Intro
The major winner was Dr Nandi Chinna, who won the Western Australian Writer's Fellowship. Dr Chinna is an award-winning poet, teacher, research consultant and environmental activist with a special interest in cultural and ecological histories.
The Premier's Prize for Writing for Children was won by Shirley Marr for 'A Glasshouse of Stars'. Marr is a first-generation Chinese-Australian living in Perth and the winning book was inspired by folktales told by her mother and Marr's experiences of migrating to Australia as a child.
The Premier's Prize for an Emerging Writer was won by Dr Elfie Shiosaki for 'Homecoming'. Weaving together words from ancestral memory and government records, 'Homecoming' is a fresh, lyrical and complex work that recreates and repositions the voices of four generations of strong Noongar women who are Dr Shiosaki's ancestors.
The Daisy Utemorrah Award for Unpublished Indigenous Junior and Young Adult Writing Award was open to Indigenous writers from across Australia and won by Ugarapul woman Mariah Sweetman for the manuscript for 'Robert Runs'. The heartfelt story follows two best friends as they navigate growing up at the Deebing Creek Mission in Coordirjar (Queensland). The Daisy Utemorrah Award is administered and funded by Broome-based Indigenous publisher Magabala Books with support from the Department of Local Government, Sport and Cultural Industries.

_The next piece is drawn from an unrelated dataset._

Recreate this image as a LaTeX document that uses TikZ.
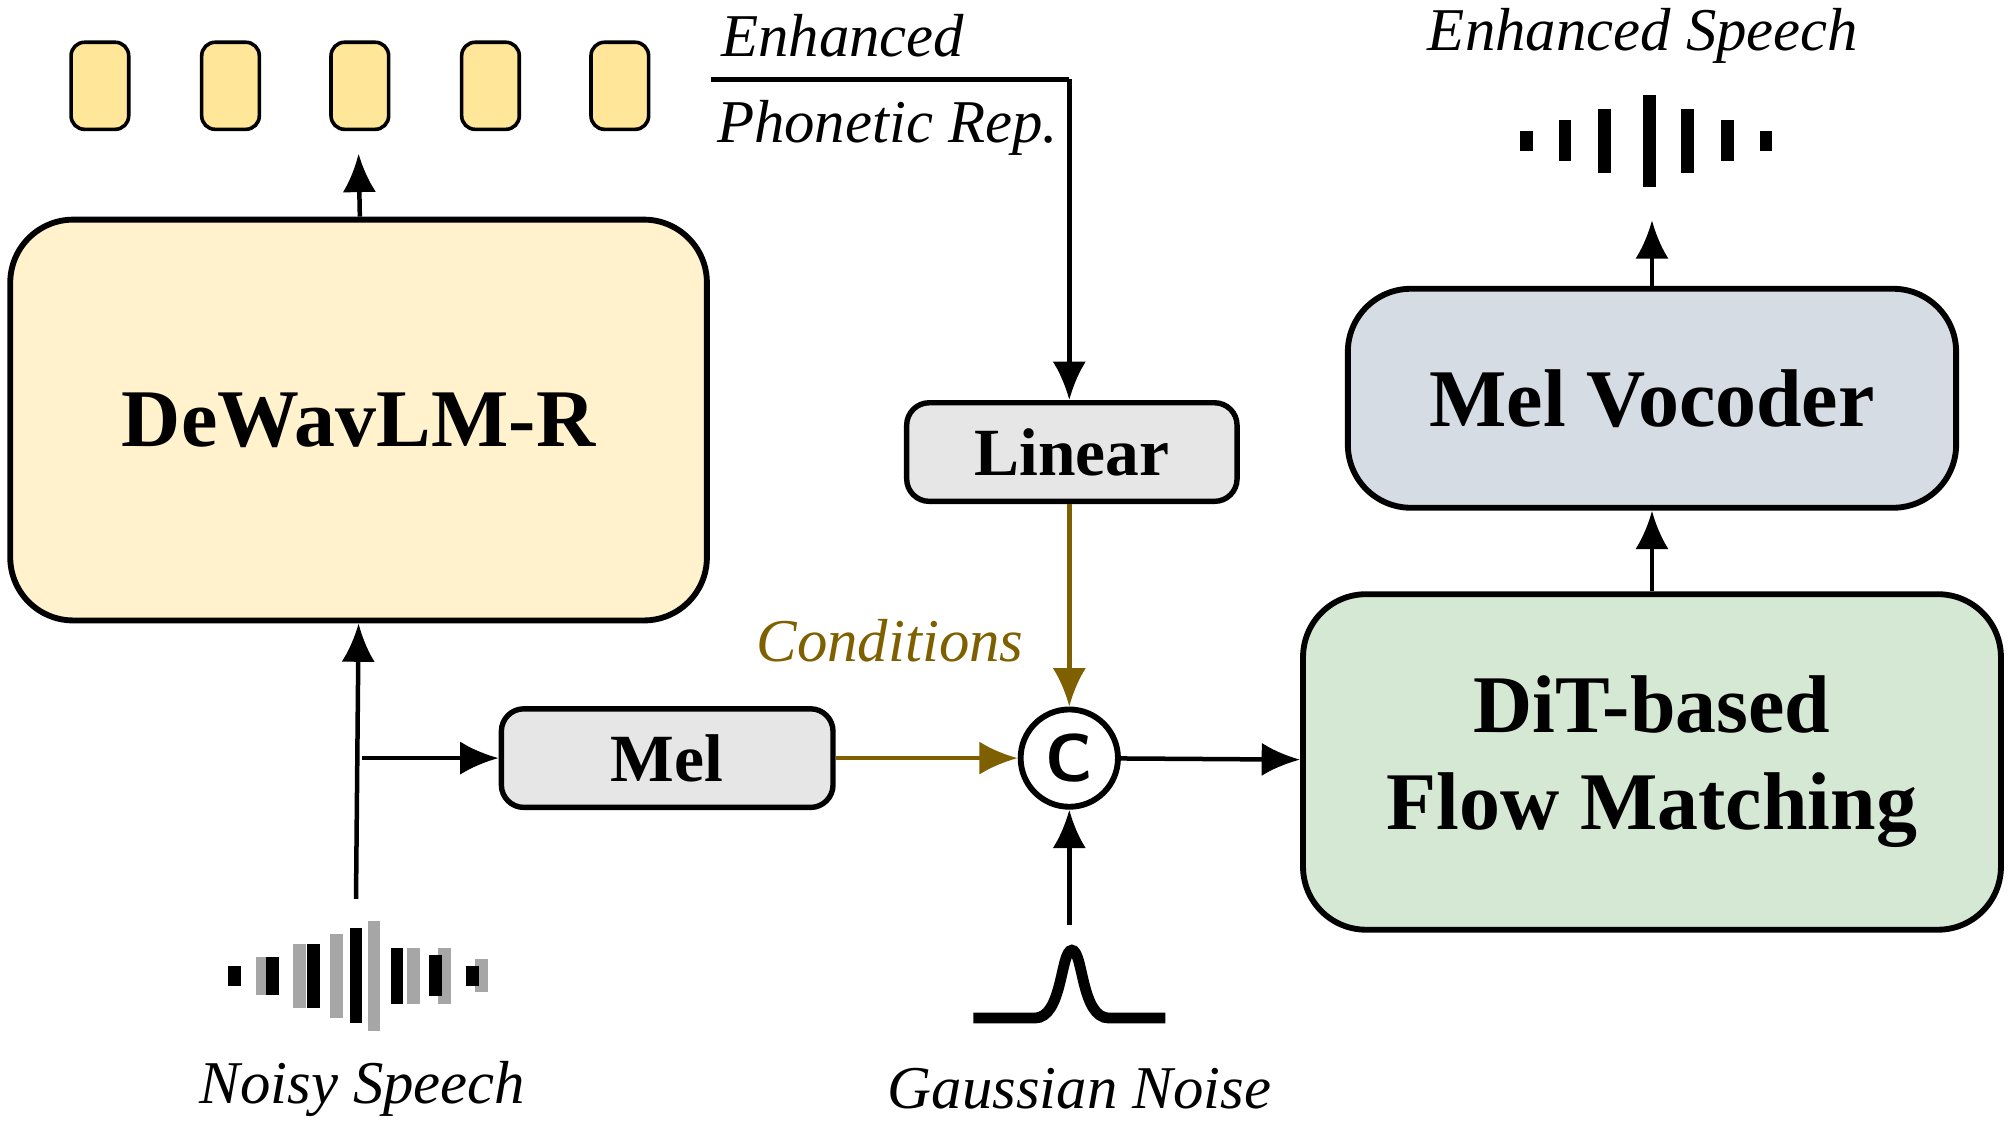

Also at the awards, Doris Pilkington Garimara AM (1937-2014) was inducted into the Western Australian Writers Hall of Fame. Pilkington Garimara, a Martu woman born Nugi Garimara, left a legacy of cultural understanding and transformational knowledge through her writing. Her most celebrated book, 'Follow the Rabbit-Proof Fence', tells the experience of her mother being taken away from her family as a child. Years later, she was similarly taken from her mother at age four.